Johnny Holloway

No. 23, 29, 6
- Position: Cornerback

Personal information
- Born: November 8, 1963 (age 62) Galveston, Texas, U.S.
- Listed height: 5 ft 11 in (1.80 m)
- Listed weight: 181 lb (82 kg)

Career information
- High school: Lamar (Houston, Texas)
- College: Kansas
- NFL draft: 1986: 7th round, 185th overall pick

Career history
- Dallas Cowboys (1986); St. Louis Cardinals (1987); Seattle Seahawks (1988)*; BC Lions (1989);
- * Offseason and/or practice squad member only

Career NFL statistics
- Interceptions: 1
- Fumble recoveries: 1
- Stats at Pro Football Reference

= Johnny Holloway =

American football player (born 1963)

Johnny Owen Holloway (born November 8, 1963) is an American former professional football player who was a cornerback in the National Football League (NFL) for the Dallas Cowboys and St. Louis Cardinals. He played college football for the Kansas Jayhawks.

==Early life==
Holloway attended Lamar High School, where he played wide receiver and defensive back. As a senior, he was considered one of the top three defensive back in the state of Texas. He also practiced track and was the state's long jump champion with a 24-8 leap as a junior.

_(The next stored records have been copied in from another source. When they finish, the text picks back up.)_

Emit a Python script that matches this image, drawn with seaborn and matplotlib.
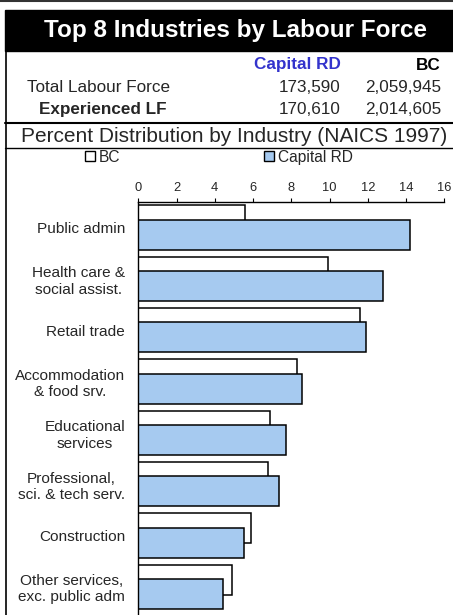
import numpy as np
import pandas as pd
import matplotlib
matplotlib.use("Agg")
import matplotlib.pyplot as plt
from matplotlib.patches import Patch, Rectangle
from matplotlib.lines import Line2D
import seaborn as sns

# Data (percent of experienced labour force)
industries = ["Public admin", "Health care &\nsocial assist.", "Retail trade",
              "Accommodation\n& food srv.", "Educational\nservices",
              "Professional,\nsci. & tech serv.", "Construction",
              "Other services,\nexc. public adm"]
bc_pct = [5.6, 9.9, 11.6, 8.3, 6.9, 6.8, 5.9, 4.9]
capital_pct = [14.2, 12.8, 11.9, 8.55, 7.7, 7.35, 5.55, 4.45]

col_labels = ["Capital RD", "BC"]
row_labels = ["Total Labour Force", "Experienced LF"]
capital_counts = ["173,590", "170,610"]
bc_counts = ["2,059,945", "2,014,605"]
x_ticks = [0, 2, 4, 6, 8, 10, 12, 14, 16]

sns.set_style("white")
plt.rcParams['font.family'] = ['Liberation Sans', 'DejaVu Sans']

W, H = 453, 615
fig = plt.figure(figsize=(W / 100, H / 100), dpi=100)

def fx(px):
    return px / W

def fy(py):
    return 1 - py / H

# frame lines and title bar
fig.add_artist(Line2D([0, 1], [fy(1), fy(1)], color="#333333", lw=1.5))
fig.add_artist(Rectangle((fx(5), fy(51)), 1 - fx(5), fy(10) - fy(51), color="black"))
fig.text(fx(235), fy(30), "Top 8 Industries by Labour Force", color="white",
         fontsize=17.5, fontweight="bold", ha="center", va="center")
fig.add_artist(Line2D([fx(5.5), fx(5.5)], [fy(51), 0], color="black", lw=1.2))
fig.add_artist(Line2D([fx(5), 1], [fy(123), fy(123)], color="black", lw=1.5))
fig.add_artist(Line2D([fx(5), 1], [fy(148), fy(148)], color="black", lw=1.0))

# header table
fs = 12.3
fig.text(fx(341), fy(65), col_labels[0], color="#3333CC", fontsize=fs,
         fontweight="bold", ha="right", va="center")
fig.text(fx(441), fy(65), col_labels[1], color="black", fontsize=fs,
         fontweight="bold", ha="right", va="center")
for i, (lab, cap, bc) in enumerate(zip(row_labels, capital_counts, bc_counts)):
    y = fy(88 + 21.5 * i)
    fig.text(fx(99 + 4 * i), y, lab, fontsize=fs, ha="center", va="center",
             fontweight="bold" if i == 1 else "normal")
    fig.text(fx(341), y, cap, fontsize=fs, ha="right", va="center")
    fig.text(fx(441), y, bc, fontsize=fs, ha="right", va="center")

fig.text(fx(234), fy(136), "Percent Distribution by Industry (NAICS 1997)",
         fontsize=15, ha="center", va="center")

# bar chart
ax = fig.add_axes([fx(138.3), 0, fx(306), fy(202)])
pos = np.arange(len(industries))
df_bc = pd.DataFrame({"pct": bc_pct, "pos": pos - 0.14})
df_cap = pd.DataFrame({"pct": capital_pct, "pos": pos + 0.14})
sns.barplot(data=df_bc, x="pct", y="pos", orient="y", native_scale=True,
            width=0.585, color="white", saturation=1, edgecolor="black",
            linewidth=1.1, ax=ax)
sns.barplot(data=df_cap, x="pct", y="pos", orient="y", native_scale=True,
            width=0.585, color="#A6CAF0", saturation=1, edgecolor="black",
            linewidth=1.1, ax=ax)

ax.set_xlim(0, 16)
ax.set_ylim(7.55, -0.5)
ax.set_xticks(x_ticks)
ax.xaxis.tick_top()
ax.tick_params(axis="x", top=True, direction="out", length=3, width=0.8,
               labelsize=9.3, pad=2.5, color="black")
ax.set_yticks(pos)
ax.set_yticklabels(industries, fontsize=11.1, ha="right")
ax.tick_params(axis="y", left=False, pad=6)
for lbl in ax.get_yticklabels():
    lbl.set_multialignment("center")
ax.set_xlabel("")
ax.set_ylabel("")
for side in ["right", "bottom"]:
    ax.spines[side].set_visible(False)
ax.spines["top"].set_color("black")
ax.spines["left"].set_color("black")
ax.spines["top"].set_linewidth(1.0)
ax.spines["left"].set_linewidth(1.0)

handles = [Patch(facecolor="white", edgecolor="black", label="BC"),
           Patch(facecolor="#A6CAF0", edgecolor="black", label="Capital RD")]
fig.legend(handles=handles, loc="center left", bbox_to_anchor=(fx(85), fy(157)),
           ncol=2, frameon=False, fontsize=11.2, handlelength=0.65, handleheight=0.65,
           handletextpad=0.25, columnspacing=9.2, borderpad=0, borderaxespad=0)

fig.savefig("out.png", dpi=100)
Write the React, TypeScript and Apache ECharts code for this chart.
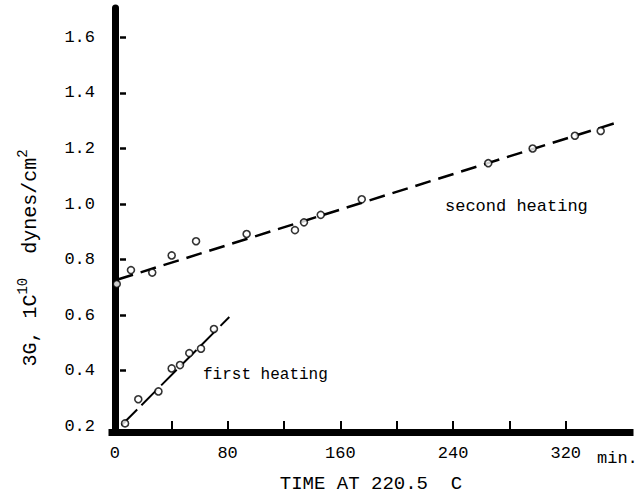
import React, { useEffect, useRef } from "react";
import * as echarts from "echarts";

// First heating (time in min, modulus)
const firstHeatingTime = [7.2, 16.6, 30.9, 40.3, 46.2, 52.8, 61.1, 70.3];
const firstHeatingG = [0.21, 0.297, 0.325, 0.408, 0.42, 0.463, 0.479, 0.55];

// Second heating
const secondHeatingTime = [1.3, 11.4, 26.5, 40.3, 57.6, 93.5, 127.8, 134.2, 146.1, 175.2, 265, 296.5, 326.5, 344.8];
const secondHeatingG = [0.712, 0.762, 0.753, 0.815, 0.866, 0.892, 0.906, 0.934, 0.961, 1.017, 1.147, 1.2, 1.246, 1.263];

// Fitted lines (end points)
const firstFitTime = [4.8, 81.2];
const firstFitG = [0.204, 0.593];
const secondFitTime = [2, 356];
const secondFitG = [0.728, 1.293];

// Ticks
const xTickValues = [40, 80, 120, 160, 200, 240, 280, 320];
const xLabelValues = [0, 80, 160, 240, 320];
const yLabelValues = [0.2, 0.4, 0.6, 0.8, 1.0, 1.2, 1.4, 1.6];
const yTickValues = [0.4, 0.6, 0.8, 1.0, 1.2, 1.4, 1.6];

const FONT = '"Liberation Mono", "DejaVu Sans Mono", monospace';
const INK = "#000";

const zip = (a: number[], b: number[]) => a.map((v, i) => [v, b[i]]);

export default function App() {
  const ref = useRef<HTMLDivElement>(null);
  useEffect(() => {
    document.body.style.margin = "0";
    const chart = echarts.init(ref.current!, null, { renderer: "svg" });
    const yMin = 0.179;
    const yMax = 1.706;
    chart.setOption({
      animation: false,
      backgroundColor: "#fff",
      grid: { left: 112, right: 12, top: 8, bottom: 61, containLabel: false },
      xAxis: {
        type: "value",
        min: -2.06,
        max: 365.6,
        name: "TIME AT 220.5  C",
        nameLocation: "middle",
        nameGap: 42,
        nameTextStyle: { fontFamily: FONT, fontSize: 19, color: INK },
        axisLine: { show: true, lineStyle: { color: "#000", width: 7, cap: "square" } },
        axisTick: { show: true, inside: true, length: 11, customValues: xTickValues, lineStyle: { color: "#000", width: 2 } },
        axisLabel: { customValues: xLabelValues, margin: 13, fontFamily: FONT, fontSize: 17, color: INK },
        splitLine: { show: false },
      },
      yAxis: [
        {
          type: "value",
          min: yMin,
          max: yMax,
          axisLine: { show: true, lineStyle: { color: "#000", width: 7 } },
          axisTick: { show: false },
          axisLabel: {
            customValues: yLabelValues,
            margin: 17,
            fontFamily: FONT,
            fontSize: 17,
            color: INK,
            formatter: (v: number) => v.toFixed(1),
          },
          splitLine: { show: false },
        },
        {
          type: "value",
          position: "left",
          offset: -8,
          min: yMin,
          max: yMax,
          axisLine: { show: false },
          axisTick: { show: true, inside: true, length: 6, customValues: yTickValues, lineStyle: { color: "#000", width: 2.5 } },
          axisLabel: { show: false },
          splitLine: { show: false },
        },
      ],
      series: [
        {
          type: "line",
          data: zip(secondFitTime, secondFitG),
          showSymbol: false,
          lineStyle: { color: "#000", width: 2.5, type: [16, 8] },
          z: 1,
        },
        {
          type: "line",
          data: zip(firstFitTime, firstFitG),
          showSymbol: false,
          lineStyle: { color: "#000", width: 2, type: [22, 6] },
          z: 1,
        },
        {
          type: "scatter",
          data: zip(secondHeatingTime, secondHeatingG),
          symbol: "circle",
          symbolSize: 7,
          itemStyle: { color: "#fff", borderColor: "#000", borderWidth: 1.6 },
          z: 3,
        },
        {
          type: "scatter",
          data: zip(firstHeatingTime, firstHeatingG),
          symbol: "circle",
          symbolSize: 7,
          itemStyle: { color: "#fff", borderColor: "#000", borderWidth: 1.6 },
          z: 3,
        },
      ],
      graphic: [
        {
          type: "text",
          x: 597,
          y: 458,
          style: { text: "min.", fontFamily: FONT, fontSize: 17, fill: INK, align: "left", verticalAlign: "middle" },
        },
        {
          type: "text",
          x: 445,
          y: 206,
          style: { text: "second heating", fontFamily: FONT, fontSize: 17, fill: INK, align: "left", verticalAlign: "middle" },
        },
        {
          type: "text",
          x: 203,
          y: 375,
          style: { text: "first heating", fontFamily: FONT, fontSize: 16, fill: INK, align: "left", verticalAlign: "middle" },
        },
        {
          type: "text",
          x: 30,
          y: 258,
          rotation: Math.PI / 2,
          style: {
            text: "{m|3G, 1C}{s|10}{m|  dynes/cm}{s|2}",
            align: "center",
            verticalAlign: "middle",
            fill: INK,
            fontFamily: FONT,
            fontSize: 20,
            rich: {
              m: { fontFamily: FONT, fontSize: 20, fill: INK },
              s: { fontFamily: FONT, fontSize: 14, fill: INK, padding: [0, 0, 15, 0] },
            },
          },
        },
      ],
    });
    return () => chart.dispose();
  }, []);
  return <div ref={ref} style={{ width: 642, height: 498 }} />;
}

He accepted a football scholarship from Northwestern University, where as a freshman he played in 11 games, posting 8 receptions for 122 yards. At the end of the year, he transferred to Butler Community College, where he led the nation in average yards per reception with 31 in 1983.

In 1984, he transferred to the University of Kansas, where he was named the starter at wide receiver, but was redshirted after suffering an ankle injury in the third game of the season. Before the injury he was averaging 18.1 yards per reception and had 6 receptions for 141 yards including a 70-yard touchdown against Florida State University. He played 3 games, making 13 receptions for 235 yards and 2 touchdowns.

The next year, he was viewed as the strongest and fastest wide receiver on the team, but was limited by a knee injury he suffered in the season opener against the University of Hawaii. He played in 10 games, while registering 32 receptions for 358 yards and ranked fourth in receiving in the Big Eight Conference.

He was declared eligible for the NFL draft after his junior season.

==Professional career==

===Dallas Cowboys===
Holloway was selected by the Dallas Cowboys in the seventh round (185th overall) of the 1986 NFL draft, with the intention of converting him into a cornerback. He was expected to start at right cornerback in the season opener, in case Everson Walls missed any games during his contract holdout.

He played mainly on special teams and nickel back in some games, covering the opponent's third wide receiver in passing situations. His only career interception came against the St. Louis Cardinals in a Monday Night Football game. He also registered 15 defensive tackles and 4 passes defensed. He was waived on September 7, 1987 .

===St. Louis Cardinals===
Holloway was claimed off waivers by the St. Louis Cardinals on September 8, 1987, but failed his physical.

He was re-signed on November 11 for depth purposes. He replaced an injured Cedric Mack (ankle) against the Washington Redskins, but gave up an 84-yard touchdown reception to Gary Clark and was released on December 9, 1987.

===Seattle Seahawks===
On May 11, 1988, he signed with the Seattle Seahawks as a free agent. He was released before the start of the season.